I couldn’t make out his face, but I did notice something about it was odd. He continued to work on my wounds, cutting off parts of cloth, pressing bandages to the bleeding cuts, and going back and forth to his aid bag. I noticed that his uniform was different than what a U.S. Army Soldier would have been wearing, adding even more to my confusion. It was all olive drab green, without any kind of camouflage pattern. By that point in the war, we had already switched to the new digital pattern uniforms. But even still, this Medic was wearing a uniform that was two or three previous. He also had older style harness gear and a “doc’s bag” next to him that he was busy pulling out supplies from. His helmet had green nettling hanging off it, and his face seemed to have been painted green with camo. I let out a very faint “Thanks, but who are you?”
 
“Ah, just focus on not falling asleep, pal. You know who I am.

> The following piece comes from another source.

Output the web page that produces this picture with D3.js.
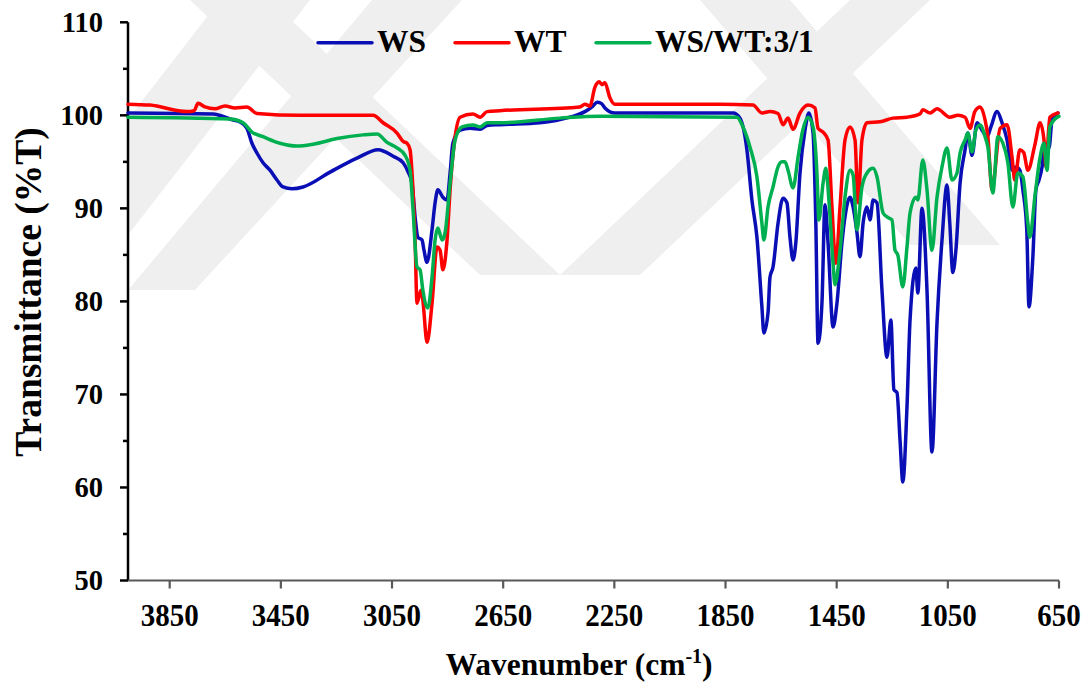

Just stay in there, you’re gonna make it.”
 
With that, I closed my eyes again and passed out once more. The next thing I knew, I was being lifted back up the hill to the F.O.B by members of my unit on a stretcher. The sun was out now and the battle had ended. The morning was filled with the sound of yells for help and the hustle and bustle of everyone trying to gather their bearings. A Medic that I knew, SPC Lincoln, was at my side as two others were carrying me; he was putting pressure on my wounds as they lifted me along. He said that I had lost a lot of blood, but if I kept on fighting, I was going to make it. I asked him where the other Medic was, and he just looked at me confused. I explained to him the Soldier I saw earlier that had tended to me and how out of place he seemed. Lincoln figured I had just hallucinated because of shock or the loss of blood, but I was adamant about what happened. He said they would take care of me now and not to worry about what I had seen or thought happened after I fell. I knew by his voice that he didn’t believe me, but once we got back behind the walls and they sat me down, he got to work on me.
 
He opened my vest and lifted up my coat and shirt and was shocked at what he saw. Someone had wrapped my waist in old Vietnam-era bandages that had stopped the bleeding and kept me alive until they found me. I couldn’t explain who had been there or how they managed to find me and save me, but I was thankful for whoever it was. I got shipped off to Germany to recover, and had a lot of time to think as I sat in the hospital. I knew that I had an Uncle who fought and died in Vietnam, but never knew what he did. I called my Mom and asked her and nearly dropped the phone when she said that he was a Combat Medic who died saving a fellow Soldier in his unit somewhere in the jungles.
 
I knew that it was my Uncle, a man I had never met, who was in the valley there with me that morning. He was watching over me and made sure that I returned home like he never could. I don’t tell anyone else that I’ve come across in the Army this story, because I don’t want them to think I’m crazy, but I know that it’s the only thing that could have happened. One Soldier from a generation ago making sure another returns home to see his family once more.